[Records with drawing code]
★ ★ ★ ★ ★ ★ ★

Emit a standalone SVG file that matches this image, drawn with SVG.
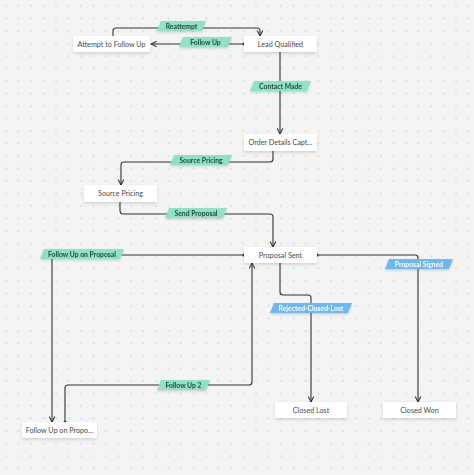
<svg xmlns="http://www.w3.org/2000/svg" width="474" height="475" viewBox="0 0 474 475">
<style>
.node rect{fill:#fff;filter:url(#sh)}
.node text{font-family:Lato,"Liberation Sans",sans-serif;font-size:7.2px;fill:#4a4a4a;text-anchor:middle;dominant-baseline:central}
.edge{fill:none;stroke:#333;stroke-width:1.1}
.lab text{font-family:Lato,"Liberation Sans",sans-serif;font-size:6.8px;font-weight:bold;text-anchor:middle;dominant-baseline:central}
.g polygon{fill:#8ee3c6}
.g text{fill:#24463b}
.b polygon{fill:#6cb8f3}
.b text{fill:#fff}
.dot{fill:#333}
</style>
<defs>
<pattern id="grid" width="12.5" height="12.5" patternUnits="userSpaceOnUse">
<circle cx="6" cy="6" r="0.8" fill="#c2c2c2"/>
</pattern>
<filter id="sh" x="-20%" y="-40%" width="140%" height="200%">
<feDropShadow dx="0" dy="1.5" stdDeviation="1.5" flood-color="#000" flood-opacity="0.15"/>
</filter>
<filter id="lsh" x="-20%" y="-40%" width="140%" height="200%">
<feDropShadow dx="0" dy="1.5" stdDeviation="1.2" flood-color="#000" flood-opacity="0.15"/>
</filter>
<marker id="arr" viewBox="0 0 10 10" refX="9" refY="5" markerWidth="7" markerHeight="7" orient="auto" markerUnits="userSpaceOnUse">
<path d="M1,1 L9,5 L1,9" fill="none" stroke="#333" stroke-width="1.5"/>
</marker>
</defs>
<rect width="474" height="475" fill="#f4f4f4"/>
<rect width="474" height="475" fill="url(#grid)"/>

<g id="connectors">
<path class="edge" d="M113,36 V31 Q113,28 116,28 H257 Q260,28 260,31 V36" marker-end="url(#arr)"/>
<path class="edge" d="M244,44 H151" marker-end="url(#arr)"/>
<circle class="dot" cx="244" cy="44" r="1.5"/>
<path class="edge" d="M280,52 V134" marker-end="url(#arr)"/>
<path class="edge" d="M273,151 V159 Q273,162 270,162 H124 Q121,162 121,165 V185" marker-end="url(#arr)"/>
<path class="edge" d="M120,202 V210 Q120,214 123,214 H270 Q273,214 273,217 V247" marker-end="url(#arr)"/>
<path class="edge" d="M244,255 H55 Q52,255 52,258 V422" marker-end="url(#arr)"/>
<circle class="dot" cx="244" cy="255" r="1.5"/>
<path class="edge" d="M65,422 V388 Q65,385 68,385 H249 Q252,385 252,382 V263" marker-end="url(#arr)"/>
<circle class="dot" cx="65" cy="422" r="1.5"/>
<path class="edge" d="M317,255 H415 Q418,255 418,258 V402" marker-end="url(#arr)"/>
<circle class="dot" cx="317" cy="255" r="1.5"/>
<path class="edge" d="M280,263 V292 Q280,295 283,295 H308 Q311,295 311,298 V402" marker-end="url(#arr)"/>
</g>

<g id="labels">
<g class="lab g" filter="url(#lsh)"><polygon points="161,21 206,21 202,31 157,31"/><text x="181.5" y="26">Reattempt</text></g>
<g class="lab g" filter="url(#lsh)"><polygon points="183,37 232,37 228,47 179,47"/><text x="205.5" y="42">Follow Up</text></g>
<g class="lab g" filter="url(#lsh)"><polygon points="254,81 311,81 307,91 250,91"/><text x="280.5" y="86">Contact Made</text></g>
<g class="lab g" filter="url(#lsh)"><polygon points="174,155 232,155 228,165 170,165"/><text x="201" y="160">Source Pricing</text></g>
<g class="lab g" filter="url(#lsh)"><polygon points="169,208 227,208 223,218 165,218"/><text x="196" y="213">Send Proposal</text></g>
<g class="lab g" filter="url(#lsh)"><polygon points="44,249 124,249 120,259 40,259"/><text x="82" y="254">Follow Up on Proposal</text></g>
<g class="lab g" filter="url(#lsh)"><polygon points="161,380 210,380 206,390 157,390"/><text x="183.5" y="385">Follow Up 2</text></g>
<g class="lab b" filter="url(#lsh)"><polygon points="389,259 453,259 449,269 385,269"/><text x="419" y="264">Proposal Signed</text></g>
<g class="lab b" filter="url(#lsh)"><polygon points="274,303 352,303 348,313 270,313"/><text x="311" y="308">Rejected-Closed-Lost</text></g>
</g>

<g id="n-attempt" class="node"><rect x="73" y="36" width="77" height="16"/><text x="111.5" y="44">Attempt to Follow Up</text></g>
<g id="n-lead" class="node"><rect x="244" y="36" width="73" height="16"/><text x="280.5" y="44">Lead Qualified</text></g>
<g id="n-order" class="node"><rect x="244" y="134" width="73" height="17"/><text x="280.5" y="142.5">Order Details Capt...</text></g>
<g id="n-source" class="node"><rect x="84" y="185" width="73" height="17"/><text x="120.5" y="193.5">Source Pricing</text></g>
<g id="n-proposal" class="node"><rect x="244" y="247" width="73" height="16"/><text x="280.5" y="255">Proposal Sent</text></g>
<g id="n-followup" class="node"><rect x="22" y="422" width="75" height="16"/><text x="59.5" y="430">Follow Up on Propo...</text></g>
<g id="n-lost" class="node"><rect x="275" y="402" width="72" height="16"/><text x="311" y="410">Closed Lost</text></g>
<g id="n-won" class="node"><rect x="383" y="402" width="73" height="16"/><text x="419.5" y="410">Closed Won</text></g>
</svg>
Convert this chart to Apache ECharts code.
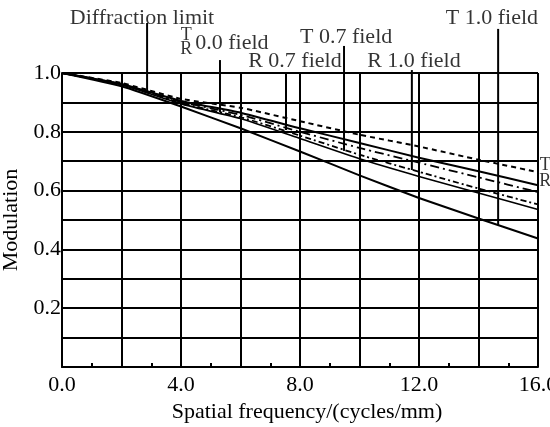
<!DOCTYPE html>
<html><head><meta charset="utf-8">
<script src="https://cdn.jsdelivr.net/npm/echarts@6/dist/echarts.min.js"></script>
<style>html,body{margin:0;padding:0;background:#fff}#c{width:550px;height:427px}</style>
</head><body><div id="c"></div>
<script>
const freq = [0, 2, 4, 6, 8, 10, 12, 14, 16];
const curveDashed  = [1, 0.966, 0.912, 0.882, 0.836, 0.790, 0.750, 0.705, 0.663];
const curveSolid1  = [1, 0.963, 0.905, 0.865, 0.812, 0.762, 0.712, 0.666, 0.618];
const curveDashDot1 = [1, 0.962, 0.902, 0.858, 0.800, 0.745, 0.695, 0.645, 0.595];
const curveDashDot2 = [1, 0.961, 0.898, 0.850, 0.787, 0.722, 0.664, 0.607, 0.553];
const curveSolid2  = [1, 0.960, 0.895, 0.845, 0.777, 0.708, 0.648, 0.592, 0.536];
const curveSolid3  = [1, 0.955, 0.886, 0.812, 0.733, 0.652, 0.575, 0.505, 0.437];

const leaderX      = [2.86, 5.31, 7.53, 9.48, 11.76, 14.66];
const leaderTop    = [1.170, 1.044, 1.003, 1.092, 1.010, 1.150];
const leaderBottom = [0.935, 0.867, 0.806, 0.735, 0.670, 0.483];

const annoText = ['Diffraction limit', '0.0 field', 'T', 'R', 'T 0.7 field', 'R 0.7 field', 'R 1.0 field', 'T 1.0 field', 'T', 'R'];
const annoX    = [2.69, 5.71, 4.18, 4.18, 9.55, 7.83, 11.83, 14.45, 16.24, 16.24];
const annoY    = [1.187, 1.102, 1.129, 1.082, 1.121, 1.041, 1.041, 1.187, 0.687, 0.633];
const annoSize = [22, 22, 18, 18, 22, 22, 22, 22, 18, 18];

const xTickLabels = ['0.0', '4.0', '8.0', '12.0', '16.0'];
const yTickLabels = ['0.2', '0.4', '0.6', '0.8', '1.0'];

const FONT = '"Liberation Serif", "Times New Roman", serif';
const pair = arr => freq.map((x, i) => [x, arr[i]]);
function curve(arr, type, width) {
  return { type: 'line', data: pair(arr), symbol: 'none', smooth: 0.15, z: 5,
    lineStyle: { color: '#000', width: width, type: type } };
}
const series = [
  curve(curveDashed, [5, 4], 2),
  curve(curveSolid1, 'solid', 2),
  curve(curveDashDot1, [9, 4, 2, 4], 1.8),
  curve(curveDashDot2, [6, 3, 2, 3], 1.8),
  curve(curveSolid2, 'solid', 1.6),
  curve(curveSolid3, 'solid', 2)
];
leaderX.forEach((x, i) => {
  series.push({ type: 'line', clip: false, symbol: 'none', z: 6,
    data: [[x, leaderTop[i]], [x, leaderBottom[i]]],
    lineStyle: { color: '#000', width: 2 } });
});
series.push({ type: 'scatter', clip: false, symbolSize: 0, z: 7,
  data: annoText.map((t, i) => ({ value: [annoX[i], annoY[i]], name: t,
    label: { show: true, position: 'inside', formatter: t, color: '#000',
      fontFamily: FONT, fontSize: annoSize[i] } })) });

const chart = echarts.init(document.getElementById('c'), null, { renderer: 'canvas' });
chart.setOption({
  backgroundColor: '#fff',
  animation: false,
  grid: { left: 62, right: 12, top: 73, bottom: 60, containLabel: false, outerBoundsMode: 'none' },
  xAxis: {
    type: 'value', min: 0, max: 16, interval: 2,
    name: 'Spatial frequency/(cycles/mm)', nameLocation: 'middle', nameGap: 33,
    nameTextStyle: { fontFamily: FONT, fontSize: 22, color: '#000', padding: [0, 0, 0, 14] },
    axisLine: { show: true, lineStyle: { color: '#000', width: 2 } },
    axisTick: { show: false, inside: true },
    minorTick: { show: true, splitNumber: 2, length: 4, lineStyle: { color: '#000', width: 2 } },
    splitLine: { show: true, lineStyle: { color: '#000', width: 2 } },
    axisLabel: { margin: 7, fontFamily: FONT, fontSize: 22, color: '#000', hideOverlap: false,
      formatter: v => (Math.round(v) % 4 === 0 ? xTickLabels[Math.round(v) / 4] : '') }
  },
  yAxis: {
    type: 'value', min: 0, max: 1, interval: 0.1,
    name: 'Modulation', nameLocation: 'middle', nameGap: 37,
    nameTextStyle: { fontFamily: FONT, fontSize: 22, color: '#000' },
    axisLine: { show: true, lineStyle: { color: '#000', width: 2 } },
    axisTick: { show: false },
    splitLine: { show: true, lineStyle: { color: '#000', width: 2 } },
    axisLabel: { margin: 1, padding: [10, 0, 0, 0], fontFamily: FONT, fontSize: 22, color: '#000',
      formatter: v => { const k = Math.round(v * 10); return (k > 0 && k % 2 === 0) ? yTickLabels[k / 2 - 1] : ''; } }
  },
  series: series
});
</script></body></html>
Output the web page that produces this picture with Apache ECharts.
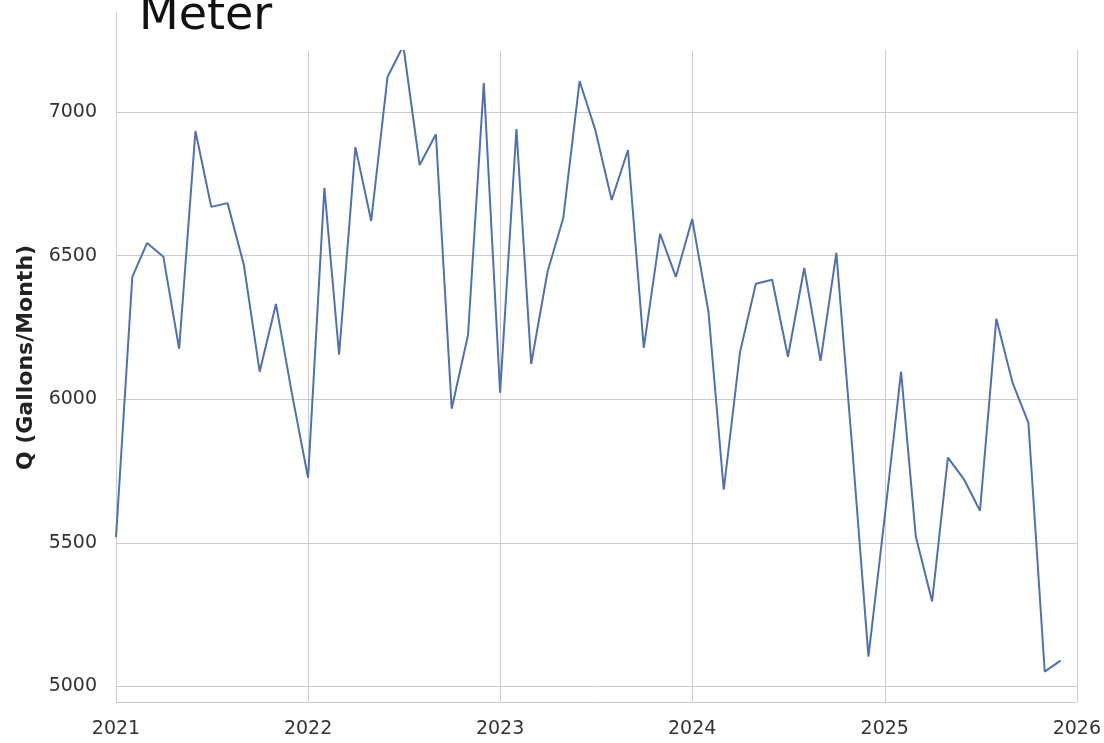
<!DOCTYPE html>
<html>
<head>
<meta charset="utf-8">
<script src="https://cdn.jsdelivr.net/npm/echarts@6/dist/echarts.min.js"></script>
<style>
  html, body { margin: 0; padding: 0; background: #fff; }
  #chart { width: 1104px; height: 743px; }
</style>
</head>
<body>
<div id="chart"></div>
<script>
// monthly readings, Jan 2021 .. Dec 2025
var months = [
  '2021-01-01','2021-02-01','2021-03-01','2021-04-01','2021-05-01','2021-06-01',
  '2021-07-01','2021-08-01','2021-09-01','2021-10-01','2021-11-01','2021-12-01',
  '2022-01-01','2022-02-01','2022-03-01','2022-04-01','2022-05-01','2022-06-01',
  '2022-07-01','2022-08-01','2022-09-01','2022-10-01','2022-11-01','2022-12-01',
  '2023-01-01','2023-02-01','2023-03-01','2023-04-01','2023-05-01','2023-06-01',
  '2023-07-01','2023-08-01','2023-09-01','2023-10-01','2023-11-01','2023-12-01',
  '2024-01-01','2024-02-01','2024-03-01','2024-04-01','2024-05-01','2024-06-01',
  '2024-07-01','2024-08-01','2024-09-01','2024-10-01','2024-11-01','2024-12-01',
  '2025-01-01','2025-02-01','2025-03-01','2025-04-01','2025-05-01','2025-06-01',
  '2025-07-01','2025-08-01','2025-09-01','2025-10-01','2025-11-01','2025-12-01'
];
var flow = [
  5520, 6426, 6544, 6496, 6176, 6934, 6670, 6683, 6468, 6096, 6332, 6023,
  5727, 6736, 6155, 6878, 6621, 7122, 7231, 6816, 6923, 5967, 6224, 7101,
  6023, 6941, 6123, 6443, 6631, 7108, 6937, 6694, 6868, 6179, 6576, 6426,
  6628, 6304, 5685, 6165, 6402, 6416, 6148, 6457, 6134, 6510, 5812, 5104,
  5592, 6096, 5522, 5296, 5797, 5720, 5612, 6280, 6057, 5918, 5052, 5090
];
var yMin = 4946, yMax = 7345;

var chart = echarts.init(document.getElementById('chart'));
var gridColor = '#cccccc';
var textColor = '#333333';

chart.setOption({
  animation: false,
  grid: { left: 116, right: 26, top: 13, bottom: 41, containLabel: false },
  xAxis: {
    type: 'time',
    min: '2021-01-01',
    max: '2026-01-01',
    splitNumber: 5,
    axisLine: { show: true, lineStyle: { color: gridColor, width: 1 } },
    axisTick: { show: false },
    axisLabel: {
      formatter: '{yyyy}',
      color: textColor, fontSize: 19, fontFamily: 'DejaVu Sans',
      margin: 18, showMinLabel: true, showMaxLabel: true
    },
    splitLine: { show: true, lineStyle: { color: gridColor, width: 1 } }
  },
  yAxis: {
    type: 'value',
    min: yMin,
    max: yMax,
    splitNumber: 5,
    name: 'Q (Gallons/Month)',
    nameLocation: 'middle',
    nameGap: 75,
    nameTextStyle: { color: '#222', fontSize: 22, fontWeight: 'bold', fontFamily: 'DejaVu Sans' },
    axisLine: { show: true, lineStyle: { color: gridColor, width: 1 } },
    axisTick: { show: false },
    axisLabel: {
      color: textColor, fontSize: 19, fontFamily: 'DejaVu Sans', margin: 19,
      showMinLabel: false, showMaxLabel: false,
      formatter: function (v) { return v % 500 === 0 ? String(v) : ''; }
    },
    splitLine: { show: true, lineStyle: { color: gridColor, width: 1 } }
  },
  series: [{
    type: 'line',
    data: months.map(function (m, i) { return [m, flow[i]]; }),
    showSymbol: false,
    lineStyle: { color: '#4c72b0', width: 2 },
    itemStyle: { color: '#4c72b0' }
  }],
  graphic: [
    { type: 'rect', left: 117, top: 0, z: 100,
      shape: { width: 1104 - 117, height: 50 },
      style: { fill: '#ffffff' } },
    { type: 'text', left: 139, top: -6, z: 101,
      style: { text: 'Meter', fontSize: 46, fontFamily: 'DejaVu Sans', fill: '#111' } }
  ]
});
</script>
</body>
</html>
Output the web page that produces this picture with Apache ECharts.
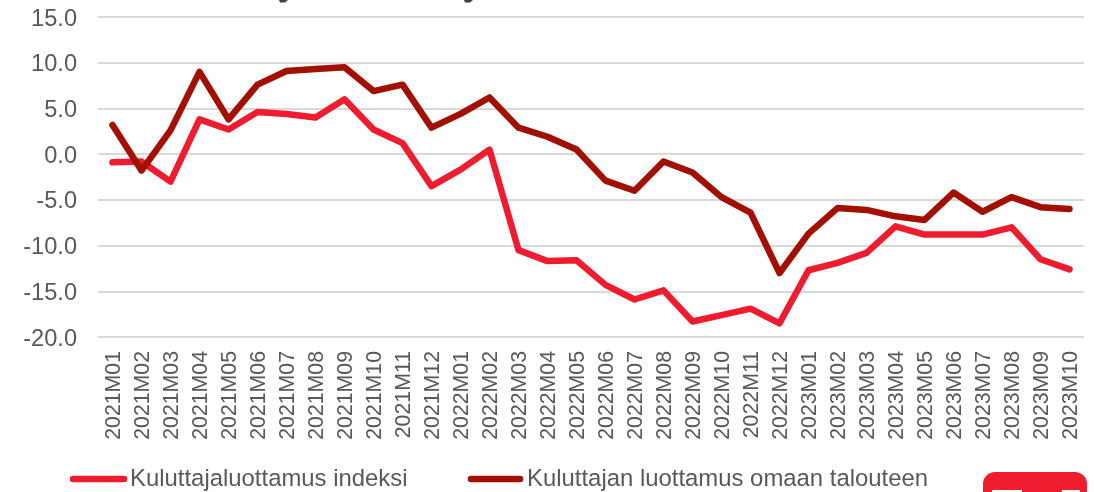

★ ★ ★ ★ ★ ★ ★

(SHORT TASK):
State the number of lines in the records that contain the string "this", and nothing more.

(CORRECT RESPONSE):
4